Cansado un poco de escuchar, año tras año, la misma cantinela, me llego al trabajo y lo primero que encuentro es gente elaborando su particular duelo por la pérdida de su libertad o de su tiempo de ocio, así como una letanía de lamentos concurrentes, pretendidamente para  exorcizar este mal necesario que es el trabajo.

Si los medios nos alertaron del SPV y del pavor que a algunos les suscita la vuelta al ‘cole’, también lo hicieron sobre el aumento de la cifra de rupturas de pareja en la época estival. Ya saben a qué me refiero. ¿Pero qué de real y cuanto de ilusorio tienen todos aquellos datos? ¿Cómo vivimos? ¿Según nosotros, de conformidad con nuestra visión, o en relación a los acontecimientos que nos cuentan, dejándonos arrastrar por riadas de supuestas realidades?

Hacía muchos años que no me había tomado un mes seguido de vacaciones y éste no habría sido distinto si determinadas circunstancias familiares no me lo hubieran impuesto. Como resultado he aprendido dos cosas: la primera que debo invertir el orden de los factores: primero a la playa y luego a la montaña, y no al revés, pues esta fórmula resulta más ventajosa para equilibrar tu IMC (Índice de Masa Corporal); la segunda, que el año próximo lo repetiré. Un mes da de sí, permite crear un campo de fuerza y puedes realmente desconectar (fuera correos, adiós a la blackberry o al i-phone y hasta más ver), tienes tiempo para ti y para tu familia y puedes compartir y cultivar intereses, hay ocasión de hacer arreglos o de abordar cambios, puedes ‘hacer no hacer nada’, reflexionar, caminar, charlar… descansar, desintoxicarte. En fin, que te haces con una ocasión magnífica para rentabilizar el activo tiempo en el parqué del devenir diario.

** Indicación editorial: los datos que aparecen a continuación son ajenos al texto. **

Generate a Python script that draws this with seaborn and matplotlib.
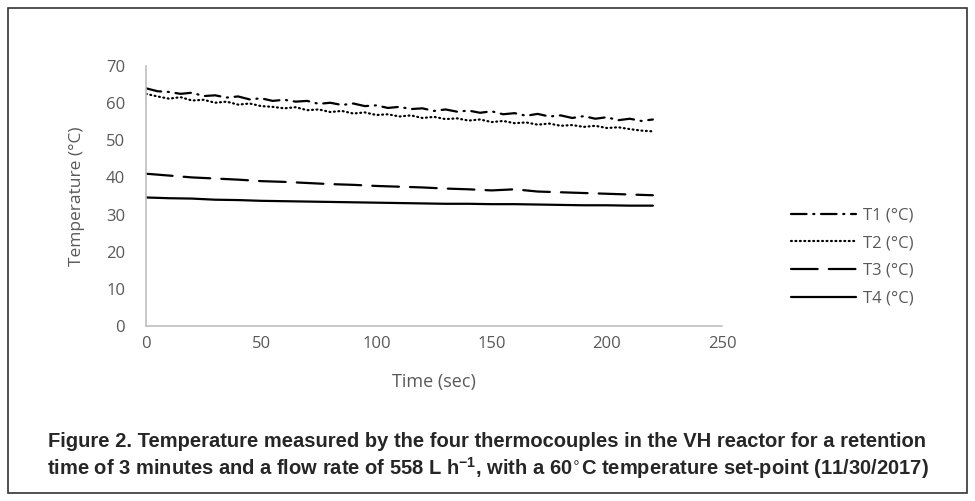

Me llego al trabajo preguntándome si todo sigue igual, si nada ha cambiado… ¿Las mismas rutinas? ¿Los mismos compañeros? ¿Los mismos prejuicios…? ¡Pero bueno! ¿Es que yo no pinto nada? ¿Soy acaso un mero espectador? ¿Un trabajador en el patio de butacas?

No. Firmemente, creo que no. Soy parte activa, actuante; el protagonista de mis acontecimientos, mi realizador, el director de mis escenas. Soy alguien más que alguien, el sujeto de mis actos, quien decide por dónde y cómo debo o quiero conducirme y los ojos desde los que veo y recibo el mundo. Soy quien elige la perspectiva que adopta. ¿O no?

No quiere ello decir que proponga auto-engañarme o que deba obcecarme en ver lo que ni es ni puede ser. Significa, simplemente, que soy yo quien puede cambiar de perspectiva y pasar de ser espectador para convertirme en autor capaz de dirigir e interpretar su propio guión de vida, reconstructor, al fin, de su papel profesional.

Si cambio la mirada y miro hacia mí, quizá los cambios que quiero hacer, el futuro que pretendo lograr, también dependan, aunque fuera sólo en parte, de mi.